DeSantis wants Florida special session to ban vaccine mandates, strengthen parent rights
“In Florida, we believe the decision whether or not to get a COVID shot is a choice based on individual circumstances,” governor says.
After a week of deliberations, Gov. Ron DeSantis issued a formal proclamation for the Legislature to convene a special session beginning Monday, Nov. 15, and ending Friday, Nov. 19.
The governor made no bones about what he wants: Bills banning private employer vaccine mandates, fortifying the state's Parents’ Bill of Rights, disqualifying employers mandating vaccinations from liability protections, allowing those harmed by vaccinations to sue employers, and opting out of federal Occupational Safety & Health Administration (OSHA) regulation.
Florida has already banned vaccine and mask mandates by executive order, a 2021 Department of Health rule, a 2021 bill and its interpretation of a ‘Parents’ Bill of Rights,’ also adopted in 2021. The governor wants all further encoded into law and funding for challenging the Biden administration across an array of expanding fronts.
“In Florida, we believe the decision whether or not to get a COVID shot is a choice based on individual circumstances, so we are litigating against the Biden administration and will be passing legislation in this special session to protect Florida jobs and protect parents’ rights when it comes to masking and quarantines,” DeSantis said.

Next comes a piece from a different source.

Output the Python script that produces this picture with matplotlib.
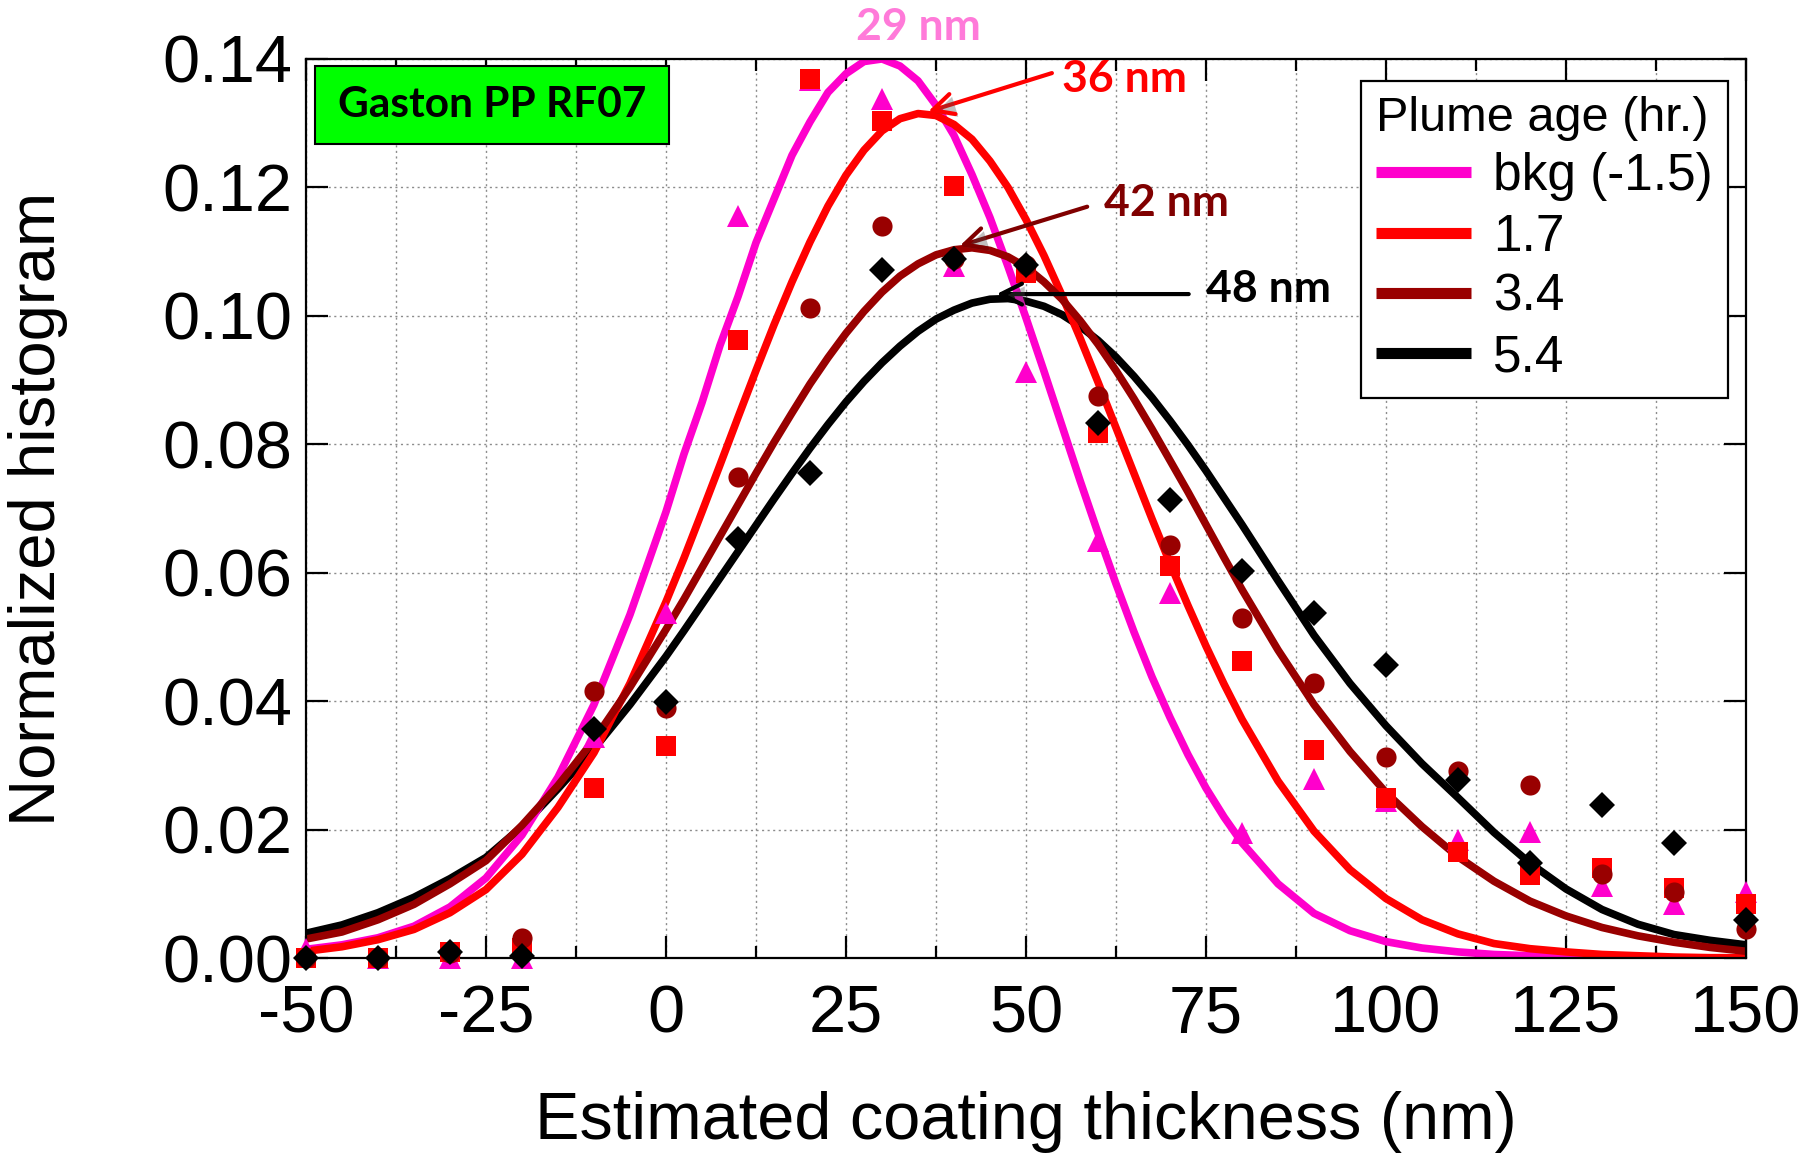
import matplotlib
matplotlib.use('Agg')
import matplotlib.pyplot as plt
from matplotlib.lines import Line2D
from matplotlib.patches import Rectangle
from matplotlib.ticker import MultipleLocator
import matplotlib.patheffects as pe

plt.rcParams['font.family'] = ['Liberation Sans', 'DejaVu Sans']
plt.rcParams['axes.unicode_minus'] = False

# ---------------- data ----------------
series_labels = ['bkg (-1.5)', '1.7', '3.4', '5.4']
legend_title = 'Plume age (hr.)'

x_pts = [-50, -40, -30, -20, -10, 0, 10, 20, 30, 40, 50, 60, 70, 80, 90,
         100, 110, 120, 130, 140, 150]
bkg_pts = [0.0015, 0.0, 0.0, 0.0, 0.0345, 0.0537, 0.1155, 0.1368, 0.1338, 0.1078,
           0.0913, 0.0650, 0.0568, 0.0195, 0.0279, 0.0245, 0.0184, 0.0196, 0.0113,
           0.0085, 0.0103]
h17_pts = [0.0, 0.0, 0.0010, 0.0016, 0.0265, 0.0330, 0.0963, 0.1369, 0.1304, 0.1203,
           0.1067, 0.0817, 0.0611, 0.0463, 0.0324, 0.0249, 0.0165, 0.0130, 0.0141,
           0.0109, 0.0084]
h34_pts = [0.0, 0.0, 0.0008, 0.0031, 0.0416, 0.0390, 0.0749, 0.1012, 0.1140, 0.1089,
           0.1079, 0.0876, 0.0644, 0.0530, 0.0428, 0.0313, 0.0291, 0.0270, 0.0132,
           0.0103, 0.0046]
h54_pts = [0.0, 0.0, 0.0010, 0.0003, 0.0357, 0.0399, 0.0653, 0.0756, 0.1072, 0.1089,
           0.1080, 0.0834, 0.0714, 0.0603, 0.0537, 0.0456, 0.0277, 0.0148, 0.0238,
           0.0179, 0.0060]

# fitted curves
x_fit = [-50, -45, -40, -35, -30, -25, -20, -15, -10, -5, 0,
         2.5, 5, 7.5, 10, 12.5, 15, 17.5, 20, 22.5, 25, 27.5, 30, 32.5, 35, 37.5, 40,
         42.5, 45, 47.5, 50, 52.5, 55, 57.5, 60, 62.5, 65, 67.5, 70, 72.5, 75, 77.5, 80,
         85, 90, 95, 100, 105, 110, 115, 120, 125, 130, 135, 140, 145, 150]
bkg_fit = [0.0014, 0.0021, 0.0032, 0.0050, 0.0080, 0.0125, 0.0192, 0.0282, 0.0395, 0.0535, 0.0695,
           0.0785, 0.0865, 0.0954, 0.1030, 0.1114, 0.1182, 0.1250, 0.1302, 0.1348, 0.1377,
           0.1396, 0.1400, 0.1389, 0.1366, 0.1328, 0.1281, 0.1220, 0.1153, 0.1077, 0.0997,
           0.0914, 0.0829, 0.0744, 0.0662, 0.0583, 0.0508, 0.0438, 0.0375, 0.0317, 0.0265,
           0.0220, 0.0180,
           0.0116, 0.0070, 0.0043, 0.0026, 0.0016, 0.0010, 0.0006, 0.0004, 0.0002, 0.0001,
           0.0001, 0.0000, 0.0000, 0.0000]
h17_fit = [0.0011, 0.0018, 0.0029, 0.0045, 0.0071, 0.0107, 0.0162, 0.0235, 0.0320, 0.0428, 0.0555,
           0.0623, 0.0695, 0.0768, 0.0842, 0.0915, 0.0986, 0.1053, 0.1115, 0.1171, 0.1219,
           0.1258, 0.1288, 0.1307, 0.1315, 0.1312, 0.1298, 0.1275, 0.1241, 0.1200, 0.1150,
           0.1094, 0.1032, 0.0966, 0.0897, 0.0826, 0.0755, 0.0684, 0.0615, 0.0549, 0.0486,
           0.0427, 0.0372,
           0.0276, 0.0198, 0.0138, 0.0093, 0.0060, 0.0038, 0.0023, 0.0015, 0.0010, 0.0006,
           0.0004, 0.0002, 0.0001, 0.0001]
h34_fit = [0.0030, 0.0041, 0.0060, 0.0084, 0.0116, 0.0152, 0.0207, 0.0269, 0.0340, 0.0422, 0.0512,
           0.0559, 0.0608, 0.0657, 0.0706, 0.0755, 0.0803, 0.0849, 0.0894, 0.0935, 0.0973,
           0.1007, 0.1037, 0.1062, 0.1081, 0.1095, 0.1103, 0.1106, 0.1102, 0.1092, 0.1076,
           0.1053, 0.1026, 0.0993, 0.0956, 0.0915, 0.0871, 0.0824, 0.0775, 0.0726, 0.0675,
           0.0624, 0.0574,
           0.0480, 0.0395, 0.0322, 0.0258, 0.0205, 0.0158, 0.0120, 0.0089, 0.0066, 0.0048,
           0.0035, 0.0025, 0.0017, 0.0011]
h54_fit = [0.0039, 0.0052, 0.0071, 0.0095, 0.0124, 0.0157, 0.0205, 0.0264, 0.0326, 0.0395, 0.0470,
           0.0510, 0.0551, 0.0592, 0.0633, 0.0674, 0.0715, 0.0755, 0.0794, 0.0831, 0.0866,
           0.0898, 0.0927, 0.0953, 0.0976, 0.0995, 0.1009, 0.1020, 0.1026, 0.1027, 0.1023,
           0.1015, 0.1002, 0.0984, 0.0962, 0.0936, 0.0906, 0.0873, 0.0837, 0.0799, 0.0759,
           0.0717, 0.0675,
           0.0588, 0.0503, 0.0428, 0.0362, 0.0303, 0.0250, 0.0196, 0.0148, 0.0108, 0.0076,
           0.0053, 0.0037, 0.0028, 0.0021]

peak_labels = ['29 nm', '36 nm', '42 nm', '48 nm']
peak_pos = [(29.4, 0.1400), (36.4, 0.1318), (40.8, 0.1109), (45.9, 0.1034)]
x_ticks = [-50, -25, 0, 25, 50, 75, 100, 125, 150]
y_ticks = [0.00, 0.02, 0.04, 0.06, 0.08, 0.10, 0.12, 0.14]

# ---------------- styles ----------------
c_pink = '#FF00CC'
c_red = '#FF0000'
c_dred = '#990000'
c_blk = '#000000'

fig = plt.figure(figsize=(18.18, 11.56), dpi=100)
ax = fig.add_axes([0.1683, 0.171, 0.7921, 0.778])

ax.set_xlim(-50, 150)
ax.set_ylim(0, 0.14)

ax.xaxis.set_minor_locator(MultipleLocator(12.5))
ax.set_xticks(x_ticks)
ax.set_xticklabels([str(v) for v in x_ticks])
ax.set_yticks(y_ticks)
ax.set_yticklabels([f'{v:.2f}' for v in y_ticks])
ax.grid(True, which='both', axis='x', color='#8c8c8c', lw=1.0, ls=(0, (1.5, 2.5)))
ax.grid(True, which='major', axis='y', color='#8c8c8c', lw=1.0, ls=(0, (1.5, 2.5)))
ax.set_axisbelow(True)

ax.tick_params(which='major', direction='in', length=16, width=1.6, top=True, right=True,
               labelsize=48)
ax.tick_params(which='minor', direction='in', length=8.5, width=1.6, top=True, right=True)
ax.tick_params(axis='x', pad=19)
ax.tick_params(axis='y', pad=10)
for s in ax.spines.values():
    s.set_linewidth(1.6)

lw = 5.5
ax.plot(x_fit, h54_fit, color=c_blk, lw=lw, zorder=2.0, solid_joinstyle='round')
ax.plot(x_fit, bkg_fit, color=c_pink, lw=lw, zorder=2.1, solid_joinstyle='round')
ax.plot(x_fit, h17_fit, color=c_red, lw=lw, zorder=2.2, solid_joinstyle='round')
ax.plot(x_fit, h34_fit, color=c_dred, lw=lw, zorder=2.3, solid_joinstyle='round')

ax.plot(x_pts, bkg_pts, ls='none', marker='^', ms=15.5, mew=0, color=c_pink, zorder=4, clip_on=False)
ax.plot(x_pts, h17_pts, ls='none', marker='s', ms=14, mew=0, color=c_red, zorder=4.1, clip_on=False)
ax.plot(x_pts, h34_pts, ls='none', marker='o', ms=14.5, mew=0, color=c_dred, zorder=4.2, clip_on=False)
ax.plot(x_pts, h54_pts, ls='none', marker='D', ms=13.5, mew=0, color=c_blk, zorder=4.3, clip_on=False)

# axis labels
ax.set_xlabel('Estimated coating thickness (nm)', fontsize=48, va='center')
ax.xaxis.set_label_coords(0.5, -0.182)
ax.set_ylabel('Normalized histogram', fontsize=47, va='center')
ax.yaxis.set_label_coords(-0.186, 0.5)

# legend
handles = [Line2D([], [], color=c, lw=8, solid_capstyle='butt')
           for c in (c_pink, c_red, c_dred, c_blk)]
leg = ax.legend(handles, series_labels, title=legend_title, loc='upper right',
                bbox_to_anchor=(0.9873, 0.9759), borderaxespad=0, fontsize=37,
                title_fontsize=35, alignment='left', handlelength=1.85,
                handletextpad=0.42, labelspacing=0.22, borderpad=0.3,
                fancybox=False, framealpha=1, edgecolor='black')
leg.get_frame().set_linewidth(1.6)
leg.set_zorder(6)

# green label box
ax.add_patch(Rectangle((0.00625, 0.9055), 0.2458, 0.0867, transform=ax.transAxes,
                       facecolor='#00FF00', edgecolor='black', lw=1.5, zorder=6))
ax.text(0.129, 0.949, 'Gaston PP RF07', transform=ax.transAxes, ha='center', va='center',
        fontsize=30.5, fontweight='bold', family=['Lato', 'DejaVu Sans'], zorder=7)

# peak annotations
shadow = [pe.SimplePatchShadow(offset=(2, -2), alpha=0.35), pe.Normal()]
lab_font = dict(fontsize=32, fontweight='bold', family=['Lato', 'DejaVu Sans'])
ax.text(35.1, 0.1450, peak_labels[0], color='#FF7AD9', ha='center', va='center',
        clip_on=False, zorder=7, **lab_font)

arrow_style = '->,head_length=0.5,head_width=0.25'
ax.annotate('', xy=peak_pos[1], xytext=(53.6, 0.1378),
            arrowprops=dict(arrowstyle=arrow_style, color=c_red, lw=3, mutation_scale=30,
                            shrinkA=0, shrinkB=0, path_effects=shadow), zorder=7)
ax.text(55.0, 0.1369, peak_labels[1], color=c_red, ha='left', va='center', zorder=7, **lab_font)

ax.annotate('', xy=peak_pos[2], xytext=(58.5, 0.1170),
            arrowprops=dict(arrowstyle=arrow_style, color='#800000', lw=3, mutation_scale=30,
                            shrinkA=0, shrinkB=0, path_effects=shadow), zorder=7)
ax.text(60.9, 0.1175, peak_labels[2], color='#800000', ha='left', va='center', zorder=7, **lab_font)

ax.annotate('', xy=peak_pos[3], xytext=(72.6, 0.1034),
            arrowprops=dict(arrowstyle=arrow_style, color=c_blk, lw=3, mutation_scale=30,
                            shrinkA=0, shrinkB=0, path_effects=shadow), zorder=7)
ax.text(75.0, 0.1042, peak_labels[3], color=c_blk, ha='left', va='center', zorder=7, **lab_font)

fig.savefig('out.png', dpi=100)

Florida last week joined at least 11 states in challenging the Biden administration’s vaccine mandate for federal contractors. The state is engaged in a series of legal and regulatory battles with federal agencies over COVID-19 restrictions on cruise ships, immigration policies, Medicaid funding and elections laws, and is embroiled in a tit-for-tat docking school districts for violating mask mandates with the U.S. Department of Education awarding grants to districts for doing so.
Despite Republicans holding a 24-16 Senate advantage and overwhelming 78-42 House majority, there are doubts DeSantis will get all he wants during the special session.
Florida Chamber of Commerce Executive Director Mark Wilson told reporters last week its members were “very interested in the conversation” but “we’re not asking for legislation.”
“We’ve always been against government mandating what business can do and can’t do,’’ he said.
Senate President Wilton Simpson, R-Trilby, and House Speaker Chris Sprowls, R-Palm Harbor, in a Friday statement said they’re eager to address Biden‘s “illegal and unconstitutional” vaccine mandate, but also support state businesses.
House Speaker-designate Paul Renner, R-Palm Coast, who chairs the House Rules Committee, said last week many Republicans have no desire to tell employers how to run their businesses, including Disney, which has an employee vaccine mandate.
“Probably nobody’s happy at the end” of the session, he predicted during the annual Florida TaxWatch meeting on Oct. 28. “The people on the side of ‘vaccinate or terminate’ are unhappy. And the people that are on the side of, ‘I can tell my employer what the terms of my employment are and if I get sick they have to pay for it,’ they’re probably not going to be happy, either.”
House Minority Co-Leader Rep. Evan Jenne, D-Dania Beach, said Monday in Tallahassee some Republicans are having a hard time stomaching all that DeSantis is dishing out.
“I have a feeling that some business entities that may be quite important to folks in this building have said, ‘Hey, we don’t appreciate what you’re doing here,'” Jenne said. “So I think you’re going to see that scale back a little bit.”